**Given request:**
Can you reproduce the data beneath, keeping every line exact?

▬▬▬

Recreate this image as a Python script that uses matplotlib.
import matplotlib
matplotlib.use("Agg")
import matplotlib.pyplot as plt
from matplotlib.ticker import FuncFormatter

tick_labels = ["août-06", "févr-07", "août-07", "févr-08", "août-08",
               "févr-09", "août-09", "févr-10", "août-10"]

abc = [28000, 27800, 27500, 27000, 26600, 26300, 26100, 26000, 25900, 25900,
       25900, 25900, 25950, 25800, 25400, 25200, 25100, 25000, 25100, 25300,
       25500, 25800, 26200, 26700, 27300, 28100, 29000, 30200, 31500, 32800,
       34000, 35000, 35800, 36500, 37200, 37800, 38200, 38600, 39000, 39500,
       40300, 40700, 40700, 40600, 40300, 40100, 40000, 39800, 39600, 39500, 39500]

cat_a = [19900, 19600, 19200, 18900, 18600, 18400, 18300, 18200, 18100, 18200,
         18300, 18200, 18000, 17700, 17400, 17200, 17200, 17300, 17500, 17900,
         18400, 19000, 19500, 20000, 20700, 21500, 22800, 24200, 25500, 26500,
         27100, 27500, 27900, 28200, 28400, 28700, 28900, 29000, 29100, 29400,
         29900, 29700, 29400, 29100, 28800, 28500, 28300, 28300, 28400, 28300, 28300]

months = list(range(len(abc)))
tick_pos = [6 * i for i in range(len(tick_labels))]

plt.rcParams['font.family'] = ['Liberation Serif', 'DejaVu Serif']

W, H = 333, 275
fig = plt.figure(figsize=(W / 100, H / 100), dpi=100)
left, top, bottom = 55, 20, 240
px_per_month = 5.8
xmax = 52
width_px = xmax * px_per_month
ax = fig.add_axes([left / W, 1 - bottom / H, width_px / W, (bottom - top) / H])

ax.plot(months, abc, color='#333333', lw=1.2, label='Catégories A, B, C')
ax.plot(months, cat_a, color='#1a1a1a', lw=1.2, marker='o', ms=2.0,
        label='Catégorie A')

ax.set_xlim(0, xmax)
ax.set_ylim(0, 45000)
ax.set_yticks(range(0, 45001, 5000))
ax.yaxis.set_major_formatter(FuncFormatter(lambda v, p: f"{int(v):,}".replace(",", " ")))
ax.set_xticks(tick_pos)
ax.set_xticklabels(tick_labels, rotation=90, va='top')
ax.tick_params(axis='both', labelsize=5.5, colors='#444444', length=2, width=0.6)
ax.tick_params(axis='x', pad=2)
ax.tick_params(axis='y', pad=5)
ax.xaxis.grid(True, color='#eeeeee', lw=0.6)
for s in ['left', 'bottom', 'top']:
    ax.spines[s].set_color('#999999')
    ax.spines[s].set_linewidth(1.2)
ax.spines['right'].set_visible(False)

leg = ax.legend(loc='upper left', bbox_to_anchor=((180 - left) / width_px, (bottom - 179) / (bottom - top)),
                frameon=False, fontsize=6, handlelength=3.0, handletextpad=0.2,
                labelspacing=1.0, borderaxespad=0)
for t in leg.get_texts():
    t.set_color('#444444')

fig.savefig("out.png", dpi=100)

▬▬▬

**The output:**
Recreate this image as a Python script that uses matplotlib.
import matplotlib
matplotlib.use("Agg")
import matplotlib.pyplot as plt
from matplotlib.ticker import FuncFormatter

tick_labels = ["août-06", "févr-07", "août-07", "févr-08", "août-08",
               "févr-09", "août-09", "févr-10", "août-10"]

abc = [28000, 27800, 27500, 27000, 26600, 26300, 26100, 26000, 25900, 25900,
       25900, 25900, 25950, 25800, 25400, 25200, 25100, 25000, 25100, 25300,
       25500, 25800, 26200, 26700, 27300, 28100, 29000, 30200, 31500, 32800,
       34000, 35000, 35800, 36500, 37200, 37800, 38200, 38600, 39000, 39500,
       40300, 40700, 40700, 40600, 40300, 40100, 40000, 39800, 39600, 39500, 39500]

cat_a = [19900, 19600, 19200, 18900, 18600, 18400, 18300, 18200, 18100, 18200,
         18300, 18200, 18000, 17700, 17400, 17200, 17200, 17300, 17500, 17900,
         18400, 19000, 19500, 20000, 20700, 21500, 22800, 24200, 25500, 26500,
         27100, 27500, 27900, 28200, 28400, 28700, 28900, 29000, 29100, 29400,
         29900, 29700, 29400, 29100, 28800, 28500, 28300, 28300, 28400, 28300, 28300]

months = list(range(len(abc)))
tick_pos = [6 * i for i in range(len(tick_labels))]

plt.rcParams['font.family'] = ['Liberation Serif', 'DejaVu Serif']

W, H = 333, 275
fig = plt.figure(figsize=(W / 100, H / 100), dpi=100)
left, top, bottom = 55, 20, 240
px_per_month = 5.8
xmax = 52
width_px = xmax * px_per_month
ax = fig.add_axes([left / W, 1 - bottom / H, width_px / W, (bottom - top) / H])

ax.plot(months, abc, color='#333333', lw=1.2, label='Catégories A, B, C')
ax.plot(months, cat_a, color='#1a1a1a', lw=1.2, marker='o', ms=2.0,
        label='Catégorie A')

ax.set_xlim(0, xmax)
ax.set_ylim(0, 45000)
ax.set_yticks(range(0, 45001, 5000))
ax.yaxis.set_major_formatter(FuncFormatter(lambda v, p: f"{int(v):,}".replace(",", " ")))
ax.set_xticks(tick_pos)
ax.set_xticklabels(tick_labels, rotation=90, va='top')
ax.tick_params(axis='both', labelsize=5.5, colors='#444444', length=2, width=0.6)
ax.tick_params(axis='x', pad=2)
ax.tick_params(axis='y', pad=5)
ax.xaxis.grid(True, color='#eeeeee', lw=0.6)
for s in ['left', 'bottom', 'top']:
    ax.spines[s].set_color('#999999')
    ax.spines[s].set_linewidth(1.2)
ax.spines['right'].set_visible(False)

leg = ax.legend(loc='upper left', bbox_to_anchor=((180 - left) / width_px, (bottom - 179) / (bottom - top)),
                frameon=False, fontsize=6, handlelength=3.0, handletextpad=0.2,
                labelspacing=1.0, borderaxespad=0)
for t in leg.get_texts():
    t.set_color('#444444')

fig.savefig("out.png", dpi=100)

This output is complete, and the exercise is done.